_AIM OF THE TASK_
Extract the whole listing as it stands. Do not include the pictures.

::::::

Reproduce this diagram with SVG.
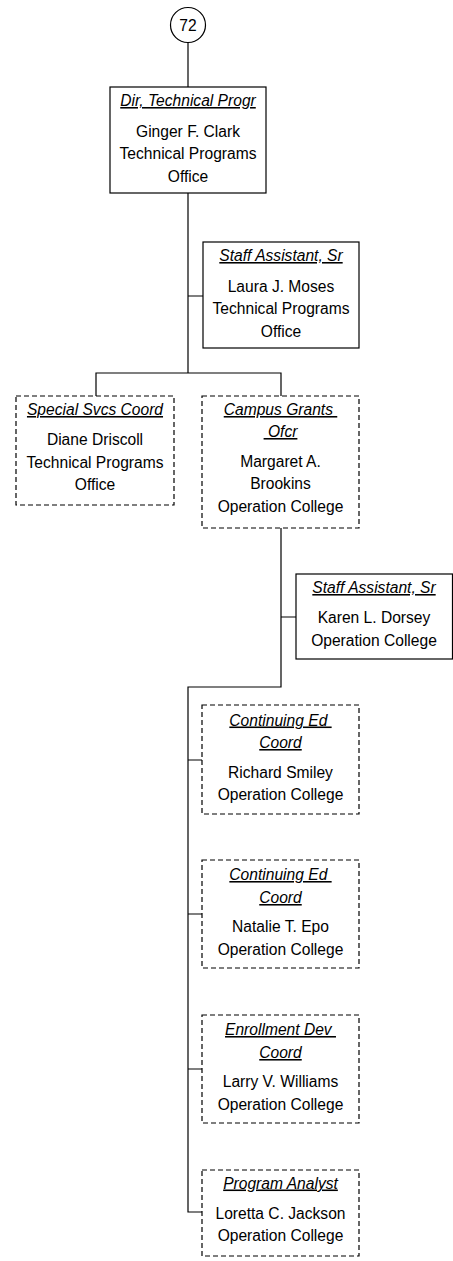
<svg xmlns="http://www.w3.org/2000/svg" width="453" height="1261" viewBox="0 0 453 1261">
<style>
  .box{fill:#fff;stroke:#000;stroke-width:1.2}
  .dash{fill:#fff;stroke:#000;stroke-width:1.2;stroke-dasharray:5,3}
  .t{font-family:"Liberation Sans",Arial,sans-serif;font-size:15.6px;fill:#000;text-anchor:middle}
  .ti{font-style:italic;text-decoration:underline}
  .c{fill:none;stroke:#000;stroke-width:1.2}
</style>
<rect width="453" height="1261" fill="#fff"/>
<g id="connectors">
  <path class="c" d="M188,42.5V87"/>
  <path class="c" d="M188,193V373M188,296H203"/>
  <path class="c" d="M96,396V373H281V396"/>
  <path class="c" d="M281,528V687H188V1212H202M281,617H296"/>
  <path class="c" d="M188,760H202M188,914H202M188,1069H202"/>
</g>
<g id="n72">
  <circle cx="188" cy="25" r="17.5" fill="#fff" stroke="#000" stroke-width="1.2"/>
  <text class="t" x="188" y="30.5">72</text>
</g>
<g id="dir">
  <rect class="box" x="110" y="87" width="156" height="106"/>
  <text class="t ti" x="188" y="106">Dir, Technical Progr</text>
  <text class="t" x="188" y="136.5">Ginger F. Clark</text>
  <text class="t" x="188" y="159">Technical Programs</text>
  <text class="t" x="188" y="181.5">Office</text>
</g>
<g id="staff1">
  <rect class="box" x="203" y="242" width="156" height="106"/>
  <text class="t ti" x="281" y="261">Staff Assistant, Sr</text>
  <text class="t" x="281" y="291.5">Laura J. Moses</text>
  <text class="t" x="281" y="314">Technical Programs</text>
  <text class="t" x="281" y="336.5">Office</text>
</g>
<g id="special">
  <rect class="dash" x="16" y="396" width="158" height="109"/>
  <text class="t ti" x="95" y="415">Special Svcs Coord</text>
  <text class="t" x="95" y="445">Diane Driscoll</text>
  <text class="t" x="95" y="467.5">Technical Programs</text>
  <text class="t" x="95" y="490">Office</text>
</g>
<g id="campus">
  <rect class="dash" x="202" y="396" width="157" height="132"/>
  <text class="t ti" x="280.5" y="415" xml:space="preserve">Campus Grants </text>
  <text class="t ti" x="280.5" y="437" xml:space="preserve"> Ofcr</text>
  <text class="t" x="280.5" y="466.5">Margaret A.</text>
  <text class="t" x="280.5" y="489">Brookins</text>
  <text class="t" x="280.5" y="511.5">Operation College</text>
</g>
<g id="staff2">
  <rect class="box" x="296" y="574" width="156.5" height="85"/>
  <text class="t ti" x="374" y="593">Staff Assistant, Sr</text>
  <text class="t" x="374" y="623">Karen L. Dorsey</text>
  <text class="t" x="374" y="645.5">Operation College</text>
</g>
<g id="conted1">
  <rect class="dash" x="202" y="705" width="157" height="109"/>
  <text class="t ti" x="280.5" y="725.5" xml:space="preserve">Continuing Ed </text>
  <text class="t ti" x="280.5" y="748">Coord</text>
  <text class="t" x="280.5" y="777.5">Richard Smiley</text>
  <text class="t" x="280.5" y="800">Operation College</text>
</g>
<g id="conted2">
  <rect class="dash" x="202" y="860" width="157" height="108"/>
  <text class="t ti" x="280.5" y="880" xml:space="preserve">Continuing Ed </text>
  <text class="t ti" x="280.5" y="903">Coord</text>
  <text class="t" x="280.5" y="932">Natalie T. Epo</text>
  <text class="t" x="280.5" y="954.5">Operation College</text>
</g>
<g id="enroll">
  <rect class="dash" x="202" y="1015" width="157" height="108"/>
  <text class="t ti" x="280.5" y="1035" xml:space="preserve">Enrollment Dev </text>
  <text class="t ti" x="280.5" y="1058">Coord</text>
  <text class="t" x="280.5" y="1087">Larry V. Williams</text>
  <text class="t" x="280.5" y="1109.5">Operation College</text>
</g>
<g id="analyst">
  <rect class="dash" x="202" y="1170" width="157" height="86"/>
  <text class="t ti" x="280.5" y="1188.5">Program Analyst</text>
  <text class="t" x="280.5" y="1218.5">Loretta C. Jackson</text>
  <text class="t" x="280.5" y="1241">Operation College</text>
</g>
</svg>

::::::

_OUTPUT FOR THIS EXERCISE_
Reproduce this diagram with SVG.
<svg xmlns="http://www.w3.org/2000/svg" width="453" height="1261" viewBox="0 0 453 1261">
<style>
  .box{fill:#fff;stroke:#000;stroke-width:1.2}
  .dash{fill:#fff;stroke:#000;stroke-width:1.2;stroke-dasharray:5,3}
  .t{font-family:"Liberation Sans",Arial,sans-serif;font-size:15.6px;fill:#000;text-anchor:middle}
  .ti{font-style:italic;text-decoration:underline}
  .c{fill:none;stroke:#000;stroke-width:1.2}
</style>
<rect width="453" height="1261" fill="#fff"/>
<g id="connectors">
  <path class="c" d="M188,42.5V87"/>
  <path class="c" d="M188,193V373M188,296H203"/>
  <path class="c" d="M96,396V373H281V396"/>
  <path class="c" d="M281,528V687H188V1212H202M281,617H296"/>
  <path class="c" d="M188,760H202M188,914H202M188,1069H202"/>
</g>
<g id="n72">
  <circle cx="188" cy="25" r="17.5" fill="#fff" stroke="#000" stroke-width="1.2"/>
  <text class="t" x="188" y="30.5">72</text>
</g>
<g id="dir">
  <rect class="box" x="110" y="87" width="156" height="106"/>
  <text class="t ti" x="188" y="106">Dir, Technical Progr</text>
  <text class="t" x="188" y="136.5">Ginger F. Clark</text>
  <text class="t" x="188" y="159">Technical Programs</text>
  <text class="t" x="188" y="181.5">Office</text>
</g>
<g id="staff1">
  <rect class="box" x="203" y="242" width="156" height="106"/>
  <text class="t ti" x="281" y="261">Staff Assistant, Sr</text>
  <text class="t" x="281" y="291.5">Laura J. Moses</text>
  <text class="t" x="281" y="314">Technical Programs</text>
  <text class="t" x="281" y="336.5">Office</text>
</g>
<g id="special">
  <rect class="dash" x="16" y="396" width="158" height="109"/>
  <text class="t ti" x="95" y="415">Special Svcs Coord</text>
  <text class="t" x="95" y="445">Diane Driscoll</text>
  <text class="t" x="95" y="467.5">Technical Programs</text>
  <text class="t" x="95" y="490">Office</text>
</g>
<g id="campus">
  <rect class="dash" x="202" y="396" width="157" height="132"/>
  <text class="t ti" x="280.5" y="415" xml:space="preserve">Campus Grants </text>
  <text class="t ti" x="280.5" y="437" xml:space="preserve"> Ofcr</text>
  <text class="t" x="280.5" y="466.5">Margaret A.</text>
  <text class="t" x="280.5" y="489">Brookins</text>
  <text class="t" x="280.5" y="511.5">Operation College</text>
</g>
<g id="staff2">
  <rect class="box" x="296" y="574" width="156.5" height="85"/>
  <text class="t ti" x="374" y="593">Staff Assistant, Sr</text>
  <text class="t" x="374" y="623">Karen L. Dorsey</text>
  <text class="t" x="374" y="645.5">Operation College</text>
</g>
<g id="conted1">
  <rect class="dash" x="202" y="705" width="157" height="109"/>
  <text class="t ti" x="280.5" y="725.5" xml:space="preserve">Continuing Ed </text>
  <text class="t ti" x="280.5" y="748">Coord</text>
  <text class="t" x="280.5" y="777.5">Richard Smiley</text>
  <text class="t" x="280.5" y="800">Operation College</text>
</g>
<g id="conted2">
  <rect class="dash" x="202" y="860" width="157" height="108"/>
  <text class="t ti" x="280.5" y="880" xml:space="preserve">Continuing Ed </text>
  <text class="t ti" x="280.5" y="903">Coord</text>
  <text class="t" x="280.5" y="932">Natalie T. Epo</text>
  <text class="t" x="280.5" y="954.5">Operation College</text>
</g>
<g id="enroll">
  <rect class="dash" x="202" y="1015" width="157" height="108"/>
  <text class="t ti" x="280.5" y="1035" xml:space="preserve">Enrollment Dev </text>
  <text class="t ti" x="280.5" y="1058">Coord</text>
  <text class="t" x="280.5" y="1087">Larry V. Williams</text>
  <text class="t" x="280.5" y="1109.5">Operation College</text>
</g>
<g id="analyst">
  <rect class="dash" x="202" y="1170" width="157" height="86"/>
  <text class="t ti" x="280.5" y="1188.5">Program Analyst</text>
  <text class="t" x="280.5" y="1218.5">Loretta C. Jackson</text>
  <text class="t" x="280.5" y="1241">Operation College</text>
</g>
</svg>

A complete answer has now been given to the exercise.